### Instructions for the task:
Copy out every line exactly, passing over the pictures.

### Supplied records

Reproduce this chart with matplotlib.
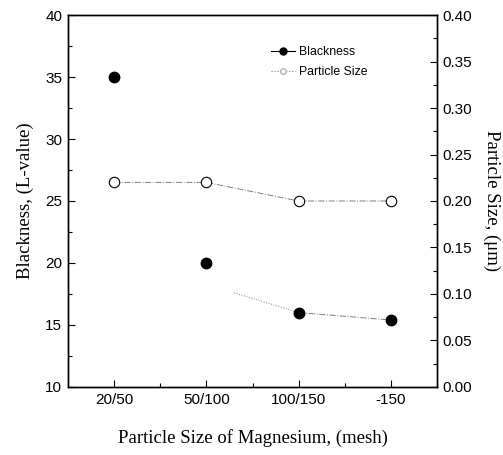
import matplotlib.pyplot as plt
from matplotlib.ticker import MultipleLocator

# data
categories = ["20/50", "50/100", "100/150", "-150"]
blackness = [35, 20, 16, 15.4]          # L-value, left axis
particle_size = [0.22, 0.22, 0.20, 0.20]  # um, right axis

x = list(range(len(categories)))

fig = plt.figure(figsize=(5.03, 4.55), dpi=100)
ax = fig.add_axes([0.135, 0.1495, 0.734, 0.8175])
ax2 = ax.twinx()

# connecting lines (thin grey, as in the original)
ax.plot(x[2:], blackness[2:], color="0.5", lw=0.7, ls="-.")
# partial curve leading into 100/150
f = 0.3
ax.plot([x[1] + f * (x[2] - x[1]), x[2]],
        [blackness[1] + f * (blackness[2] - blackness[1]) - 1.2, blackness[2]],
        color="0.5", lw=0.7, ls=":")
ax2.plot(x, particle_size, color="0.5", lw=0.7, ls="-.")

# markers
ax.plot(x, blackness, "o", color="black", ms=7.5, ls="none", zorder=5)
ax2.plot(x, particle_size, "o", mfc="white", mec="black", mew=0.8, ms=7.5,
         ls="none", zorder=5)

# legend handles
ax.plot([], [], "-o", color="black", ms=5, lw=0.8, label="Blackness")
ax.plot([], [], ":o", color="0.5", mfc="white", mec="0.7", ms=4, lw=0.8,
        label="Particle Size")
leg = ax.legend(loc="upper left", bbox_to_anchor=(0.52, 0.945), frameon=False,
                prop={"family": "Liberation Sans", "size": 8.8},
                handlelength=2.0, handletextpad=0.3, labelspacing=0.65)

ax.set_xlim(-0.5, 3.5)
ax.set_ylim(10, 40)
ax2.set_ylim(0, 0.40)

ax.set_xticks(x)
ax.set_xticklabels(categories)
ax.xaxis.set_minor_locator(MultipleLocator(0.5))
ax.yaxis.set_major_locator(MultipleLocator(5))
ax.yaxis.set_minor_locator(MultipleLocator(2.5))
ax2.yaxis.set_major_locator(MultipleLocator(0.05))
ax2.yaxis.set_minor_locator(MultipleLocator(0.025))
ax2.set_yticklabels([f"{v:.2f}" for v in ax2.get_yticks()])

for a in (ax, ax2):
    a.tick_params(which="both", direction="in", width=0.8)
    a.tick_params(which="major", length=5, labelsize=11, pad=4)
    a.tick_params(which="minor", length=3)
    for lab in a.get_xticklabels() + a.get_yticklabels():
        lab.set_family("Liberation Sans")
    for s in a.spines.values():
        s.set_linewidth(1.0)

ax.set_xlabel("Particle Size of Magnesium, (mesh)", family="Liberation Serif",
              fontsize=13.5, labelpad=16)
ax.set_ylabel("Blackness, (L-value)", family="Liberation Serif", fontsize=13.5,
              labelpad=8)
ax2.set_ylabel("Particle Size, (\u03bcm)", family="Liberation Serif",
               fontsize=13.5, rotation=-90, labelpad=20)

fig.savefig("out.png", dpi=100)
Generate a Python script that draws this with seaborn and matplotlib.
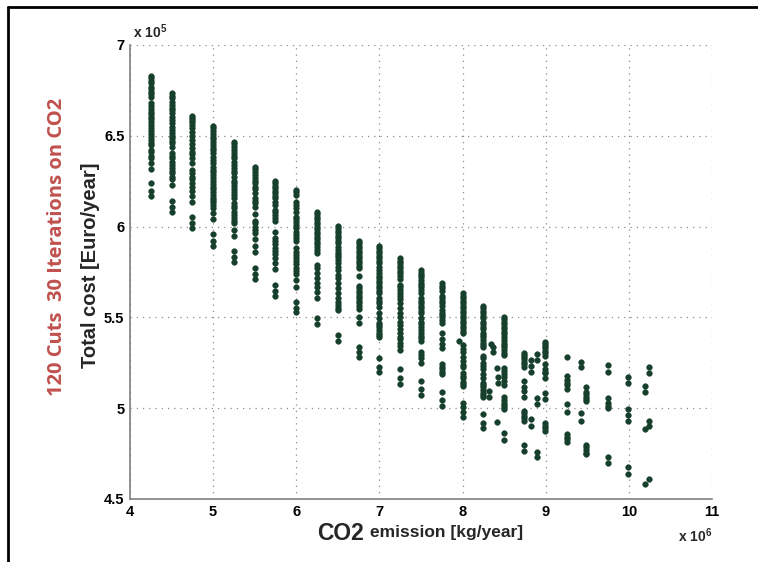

######

### Result below:
Reproduce this chart with matplotlib.
import matplotlib.pyplot as plt
from matplotlib.ticker import MultipleLocator

# data
categories = ["20/50", "50/100", "100/150", "-150"]
blackness = [35, 20, 16, 15.4]          # L-value, left axis
particle_size = [0.22, 0.22, 0.20, 0.20]  # um, right axis

x = list(range(len(categories)))

fig = plt.figure(figsize=(5.03, 4.55), dpi=100)
ax = fig.add_axes([0.135, 0.1495, 0.734, 0.8175])
ax2 = ax.twinx()

# connecting lines (thin grey, as in the original)
ax.plot(x[2:], blackness[2:], color="0.5", lw=0.7, ls="-.")
# partial curve leading into 100/150
f = 0.3
ax.plot([x[1] + f * (x[2] - x[1]), x[2]],
        [blackness[1] + f * (blackness[2] - blackness[1]) - 1.2, blackness[2]],
        color="0.5", lw=0.7, ls=":")
ax2.plot(x, particle_size, color="0.5", lw=0.7, ls="-.")

# markers
ax.plot(x, blackness, "o", color="black", ms=7.5, ls="none", zorder=5)
ax2.plot(x, particle_size, "o", mfc="white", mec="black", mew=0.8, ms=7.5,
         ls="none", zorder=5)

# legend handles
ax.plot([], [], "-o", color="black", ms=5, lw=0.8, label="Blackness")
ax.plot([], [], ":o", color="0.5", mfc="white", mec="0.7", ms=4, lw=0.8,
        label="Particle Size")
leg = ax.legend(loc="upper left", bbox_to_anchor=(0.52, 0.945), frameon=False,
                prop={"family": "Liberation Sans", "size": 8.8},
                handlelength=2.0, handletextpad=0.3, labelspacing=0.65)

ax.set_xlim(-0.5, 3.5)
ax.set_ylim(10, 40)
ax2.set_ylim(0, 0.40)

ax.set_xticks(x)
ax.set_xticklabels(categories)
ax.xaxis.set_minor_locator(MultipleLocator(0.5))
ax.yaxis.set_major_locator(MultipleLocator(5))
ax.yaxis.set_minor_locator(MultipleLocator(2.5))
ax2.yaxis.set_major_locator(MultipleLocator(0.05))
ax2.yaxis.set_minor_locator(MultipleLocator(0.025))
ax2.set_yticklabels([f"{v:.2f}" for v in ax2.get_yticks()])

for a in (ax, ax2):
    a.tick_params(which="both", direction="in", width=0.8)
    a.tick_params(which="major", length=5, labelsize=11, pad=4)
    a.tick_params(which="minor", length=3)
    for lab in a.get_xticklabels() + a.get_yticklabels():
        lab.set_family("Liberation Sans")
    for s in a.spines.values():
        s.set_linewidth(1.0)

ax.set_xlabel("Particle Size of Magnesium, (mesh)", family="Liberation Serif",
              fontsize=13.5, labelpad=16)
ax.set_ylabel("Blackness, (L-value)", family="Liberation Serif", fontsize=13.5,
              labelpad=8)
ax2.set_ylabel("Particle Size, (\u03bcm)", family="Liberation Serif",
               fontsize=13.5, rotation=-90, labelpad=20)

fig.savefig("out.png", dpi=100)
Generate a Python script that draws this with seaborn and matplotlib.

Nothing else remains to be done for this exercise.